Gráficos que descrevem o volume de pesquisas sobre curcumina de diversas fontes. Dados coletados do PubMed e NIH RePORTER. Os dados podem estar incompletos nos últimos anos.

Esta proliferação de pesquisas sobre a curcumina alimentou sua popularidade como suplemento dietético. A Grand View Research estimou que o mercado global da curcumina como produto farmacêutico ronda os 30 milhões de dólares em 2020. Os fabricantes são rotineiramente repreendidos pela Administração de Alimentos e Medicamentos dos Estados Unidos por fazerem alegações falsas sobre os efeitos destes suplementos na saúde.

A curcumina é um estudo de caso valioso sobre como a fraude desimpedida pode distorcer todo um campo de investigação em detrimento da investigação genuína. Apesar das indicações de que a investigação de Aggarwal sobre a curcumina não deve ser considerada fiável, a maioria dos artigos e uma maioria ainda maior de estudos financiados pelo NIH sobre a curcumina ainda citam o trabalho de Aggarwal. Parece improvável que esta explosão no financiamento e na investigação se tivesse materializado se Aggarwal não se tivesse envolvido em fraudes na investigação em grande escala.

A fraude científica, especialmente nesta escala, é alarmante. No entanto, existe um refrão comum de que casos como este são uma ameaça extremamente rara e insular e que qualquer dano causado por eles ao conhecimento humano será inevitavelmente neutralizado pela notável tendência da ciência para a autocorreção.
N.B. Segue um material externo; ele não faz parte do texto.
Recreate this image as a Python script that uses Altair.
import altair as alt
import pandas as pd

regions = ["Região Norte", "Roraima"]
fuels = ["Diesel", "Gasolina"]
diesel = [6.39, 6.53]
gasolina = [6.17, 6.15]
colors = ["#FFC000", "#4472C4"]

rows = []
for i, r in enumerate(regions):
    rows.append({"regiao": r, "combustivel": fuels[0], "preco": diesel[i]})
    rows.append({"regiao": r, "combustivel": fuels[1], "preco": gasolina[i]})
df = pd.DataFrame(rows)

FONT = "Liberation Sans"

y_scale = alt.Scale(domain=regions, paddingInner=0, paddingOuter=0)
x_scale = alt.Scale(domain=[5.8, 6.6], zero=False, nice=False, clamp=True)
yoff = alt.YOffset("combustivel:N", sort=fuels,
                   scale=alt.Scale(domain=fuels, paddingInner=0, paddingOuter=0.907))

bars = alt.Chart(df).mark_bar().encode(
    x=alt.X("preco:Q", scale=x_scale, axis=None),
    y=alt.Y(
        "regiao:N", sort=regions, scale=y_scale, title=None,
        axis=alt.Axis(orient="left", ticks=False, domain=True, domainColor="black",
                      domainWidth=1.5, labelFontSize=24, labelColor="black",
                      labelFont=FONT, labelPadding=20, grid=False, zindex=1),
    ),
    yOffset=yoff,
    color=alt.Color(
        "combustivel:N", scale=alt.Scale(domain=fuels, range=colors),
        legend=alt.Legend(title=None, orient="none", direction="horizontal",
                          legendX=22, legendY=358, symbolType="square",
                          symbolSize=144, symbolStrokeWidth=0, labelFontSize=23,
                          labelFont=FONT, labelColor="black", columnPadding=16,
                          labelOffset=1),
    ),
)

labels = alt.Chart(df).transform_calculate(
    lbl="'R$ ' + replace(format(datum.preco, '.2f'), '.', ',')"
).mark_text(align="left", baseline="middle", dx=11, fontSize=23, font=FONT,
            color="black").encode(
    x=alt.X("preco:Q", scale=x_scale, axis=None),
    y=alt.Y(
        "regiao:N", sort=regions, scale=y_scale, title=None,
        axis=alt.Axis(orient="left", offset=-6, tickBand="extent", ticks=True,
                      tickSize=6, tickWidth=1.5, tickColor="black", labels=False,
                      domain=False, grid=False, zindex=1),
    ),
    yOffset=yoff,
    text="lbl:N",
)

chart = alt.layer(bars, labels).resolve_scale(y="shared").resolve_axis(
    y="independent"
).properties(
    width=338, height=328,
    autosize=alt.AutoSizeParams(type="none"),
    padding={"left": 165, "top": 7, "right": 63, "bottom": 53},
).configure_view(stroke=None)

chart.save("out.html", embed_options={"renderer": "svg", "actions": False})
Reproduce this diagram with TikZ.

Uma vez escritos os livros de história, esses exemplos serão pouco mais que notas de rodapé, estacionadas entre o método Bates e o orgone.

Contudo, a autocorreção tem um custo elevado no presente: centenas de milhões de dólares dos contribuintes, incontáveis ​​horas de trabalho duro por cientistas juniores, milhares de animais de laboratório sacrificados, milhares de pacientes com cancro inscritos em ensaios clínicos para tratamentos ineficazes, e inúmeras pessoas que evitaram tratamentos de câncer caros e invasivos, mas eficazes, em favor de um tempero comprado em lojas, incentivados por pesquisas impregnadas de mentiras.